Iraq police poised to enter Mosul

Iraqi commanders have said it would only take a few more days to flush out the last IS jihadists remaining on the east bank of the Tigris River than splits Mosul city in two (AFP Photo/Thomas Coex) (AFP/File)

Al Qayyarah (Iraq) (AFP) - Police and interior ministry forces will enter Mosul to help the army defeat the Islamic State group in the east of the city, Iraqi commanders said on Saturday.

Lieutenant General Raed Shaker Jawdat said federal police forces and the elite Rapid Response forces from the interior ministry would soon move in to assist the army's 9th Armoured Division.

The move comes three days after jihadists ambushed the army in the Al-Salam hospital in southeast Mosul, killing several soldiers and forcing them to pull back.

"Our units moved towards Hamdaniyah to support the 9th Division, exact revenge on Daesh for what they did at Al-Salam hospital and retake areas on the east bank of the Mosul," Jawdat told AFP, using an Arabic acronym for IS.

Hamdaniyah, also known as Qaraqosh, is a large town southeast of Mosul which was retaken before Iraqi forces first entered Mosul last month and is used as a staging base for some of the forces operating in the area.

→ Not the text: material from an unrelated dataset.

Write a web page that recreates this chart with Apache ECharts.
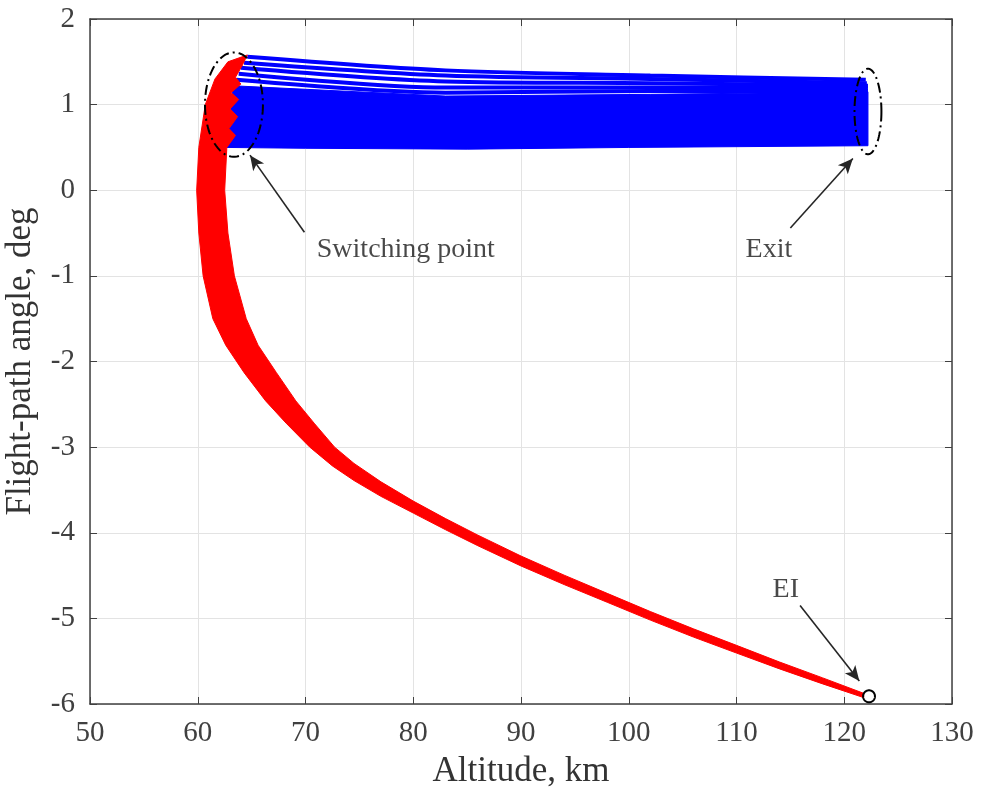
<!DOCTYPE html>
<html>
<head>
<meta charset="utf-8">
<script src="https://cdn.jsdelivr.net/npm/echarts@6/dist/echarts.min.js"></script>
<style>html,body{margin:0;padding:0;background:#fff}#main{width:985px;height:789px}</style>
</head>
<body>
<div id="main"></div>
<script>
// axis ticks
const xTicks = [50, 60, 70, 80, 90, 100, 110, 120, 130]
const yTicks = [-6, -5, -4, -3, -2, -1, 0, 1, 2]

// red band (entry to switching point), outer / lower-left edge, from EI upward
const redOuterAlt = [121.8, 118, 114, 110, 106, 102, 98, 94, 90, 86, 83, 80, 77, 74.5, 72.5, 70.4, 68.2, 66.3, 64.3, 62.6, 61.4, 60.5, 60.1, 59.9, 60.1, 60.7, 61.6, 62.8, 64.6]
const redOuterGam = [-5.925, -5.765, -5.59, -5.405, -5.218, -5.02, -4.812, -4.605, -4.388, -4.152, -3.965, -3.77, -3.575, -3.39, -3.22, -3.00, -2.72, -2.46, -2.13, -1.81, -1.50, -1.00, -0.50, 0.00, 0.50, 1.00, 1.30, 1.50, 1.58]
// inner / upper-right edge, from EI upward (spiky near the switching point)
const redInnerAlt = [121.8, 118, 114, 110, 106, 102, 98, 94, 90, 86, 83, 80, 77, 74.5, 72.7, 70.8, 69.1, 67.3, 65.6, 64.5, 63.4, 62.8, 62.5, 62.7, 63.5, 62.9, 63.7, 63.0, 63.8, 63.1, 64.0, 63.5, 64.1, 64.6]
const redInnerGam = [-5.875, -5.695, -5.51, -5.315, -5.122, -4.92, -4.708, -4.495, -4.272, -4.028, -3.835, -3.63, -3.405, -3.19, -3.00, -2.72, -2.46, -2.13, -1.81, -1.50, -1.00, -0.50, 0.00, 0.50, 0.64, 0.72, 0.86, 0.95, 1.06, 1.14, 1.24, 1.32, 1.45, 1.58]

// blue band (exit phase), solid part
const blueLowAlt = [62.7, 70, 85, 100, 122.2]
const blueLowGam = [0.50, 0.49, 0.48, 0.50, 0.52]
const blueTopAlt = [63.3, 83, 102, 122.2]
const blueTopGam = [1.22, 1.10, 1.12, 1.15]

// upper blue trajectories
const blueLine1 = [[64.6, 1.56], [83, 1.40], [102, 1.34], [122.0, 1.29]]
const blueLine2 = [[64.3, 1.49], [83, 1.34], [102, 1.30], [122.1, 1.25]]
const blueLine3 = [[64.0, 1.43], [83, 1.27], [102, 1.25], [122.2, 1.22]]
const blueLine4 = [[63.8, 1.36], [83, 1.20], [102, 1.20], [122.2, 1.19]]
const blueLine5 = [[63.6, 1.29], [83, 1.14], [102, 1.16], [122.2, 1.16]]

// annotations
const noteNames = ['Switching point', 'Exit', 'EI']
const notePos = [[71.0, -0.69], [110.8, -0.69], [113.3, -4.67]]
const arrowFrom = [[69.9, -0.49], [115.0, -0.44], [115.9, -4.85]]
const arrowTo = [[64.85, 0.41], [120.8, 0.37], [121.4, -5.73]]
const ellipses = [[63.36, 1.0, 2.69, 0.61], [122.2, 0.92, 1.25, 0.50], [122.3, -5.91, 0.55, 0.07]]

const font = 'Liberation Serif'
let chart = echarts.init(document.getElementById('main'))

function bandItem(lowAlt, lowGam, topAlt, topGam, color){
    return function(params, api){
        let pts = []
        for (let i = 0; i < lowAlt.length; i++) pts.push(api.coord([lowAlt[i], lowGam[i]]))
        for (let i = topAlt.length - 1; i >= 0; i--) pts.push(api.coord([topAlt[i], topGam[i]]))
        return {type: 'polygon', shape: {points: pts}, style: {fill: color, stroke: color, lineWidth: 1}}
    }
}

const blueLines = [blueLine1, blueLine2, blueLine3, blueLine4, blueLine5].map(function(d){
    return {
        type: 'line', data: d, showSymbol: false, smooth: 0.3, z: 3,
        lineStyle: {color: '#0000ff', width: 4}
    }
})

const axisLine = {show: true, onZero: false, lineStyle: {color: '#404040', width: 1.5}}
const axisTick = {inside: true, length: 7, lineStyle: {color: '#404040', width: 1}}

chart.setOption({
    animation: false,
    backgroundColor: '#fff',
    grid: {left: 90, right: 33, top: 19, bottom: 85, outerBoundsMode: 'none'},
    xAxis: [{
        type: 'value', min: xTicks[0], max: xTicks[xTicks.length - 1], interval: 10, position: 'bottom',
        name: 'Altitude, km', nameLocation: 'middle', nameGap: 50,
        nameTextStyle: {fontFamily: font, fontSize: 35, color: '#333'},
        axisLine: axisLine, axisTick: axisTick,
        axisLabel: {fontFamily: font, fontSize: 29, color: '#404040', margin: 15},
        splitLine: {show: true, lineStyle: {color: '#e3e3e3', width: 1}}
    }, {
        type: 'value', min: xTicks[0], max: xTicks[xTicks.length - 1], interval: 10, position: 'top',
        axisLine: axisLine, axisTick: axisTick,
        axisLabel: {show: false}, splitLine: {show: false}
    }],
    yAxis: [{
        type: 'value', min: yTicks[0], max: yTicks[yTicks.length - 1], interval: 1, position: 'left',
        name: 'Flight-path angle, deg', nameLocation: 'middle', nameGap: 52,
        nameTextStyle: {fontFamily: font, fontSize: 35, color: '#333'},
        axisLine: axisLine, axisTick: axisTick,
        axisLabel: {fontFamily: font, fontSize: 29, color: '#404040', margin: 15},
        splitLine: {show: true, lineStyle: {color: '#e3e3e3', width: 1}}
    }, {
        type: 'value', min: yTicks[0], max: yTicks[yTicks.length - 1], interval: 1, position: 'right',
        axisLine: axisLine, axisTick: axisTick,
        axisLabel: {show: false}, splitLine: {show: false}
    }],
    series: [{
        type: 'custom', z: 2, data: [[blueLowAlt[0], blueLowGam[0]]],
        renderItem: bandItem(blueLowAlt, blueLowGam, blueTopAlt, blueTopGam, '#0000ff')
    }].concat(blueLines).concat([{
        type: 'custom', z: 4, data: [[redOuterAlt[0], redOuterGam[0]]],
        renderItem: bandItem(redOuterAlt, redOuterGam, redInnerAlt, redInnerGam, '#ff0000')
    }, {
        type: 'custom', z: 5, data: ellipses,
        renderItem: function(params, api){
            let c = api.coord([api.value(0), api.value(1)])
            let s = api.size([api.value(2), api.value(3)])
            let pts = []
            for (let k = 0; k <= 90; k++){
                let a = k / 90 * 2 * Math.PI
                pts.push([c[0] + s[0] * Math.cos(a), c[1] + s[1] * Math.sin(a)])
            }
            let dash = params.dataIndex === 2 ? null : [10, 4, 2, 4]
            return {type: 'polyline', shape: {points: pts},
                style: {fill: null, stroke: '#000', lineWidth: 2, lineDash: dash}}
        }
    }, {
        type: 'scatter', z: 6, symbolSize: 1,
        itemStyle: {color: 'rgba(0,0,0,0)'},
        data: noteNames.map(function(n, i){ return {name: n, value: notePos[i]} }),
        label: {show: true, position: 'right', distance: 0, formatter: '{b}',
            fontFamily: font, fontSize: 28, color: '#1a1a1a'},
        markLine: {
            silent: true, symbol: ['none', 'arrow'], symbolSize: [10, 15],
            lineStyle: {color: '#262626', width: 1.6, type: 'solid'},
            label: {show: false},
            data: arrowFrom.map(function(p, i){ return [{coord: p}, {coord: arrowTo[i]}] })
        }
    }])
})
</script>
</body>
</html>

Lieutenant General Qassem al-Maliki, the commander of the 9th Division, said he lost 13 men in the fighting around the hospital. IS and some other security sources gave higher tolls.

Maliki told AFP that Rapid Response forces were also poised to enter the city on the eastern side to support the 9th Division.

The federal police and interior ministry forces have so far mostly been fighting along a southern front which has stalled within striking distance of Mosul airport, which lies on the western bank of the Tigris river that divides the city.

Most of the fighting in Mosul has been done by the elite Counter-Terrorism Service, which has entered Mosul from the east and has retaken several neighbourhoods.

All commanders have said however that the jihadists have offered stiffer resistance than expected in the city, prompting fears that the operation launched on October 17 to retake IS's last major Iraqi bastion could drag on.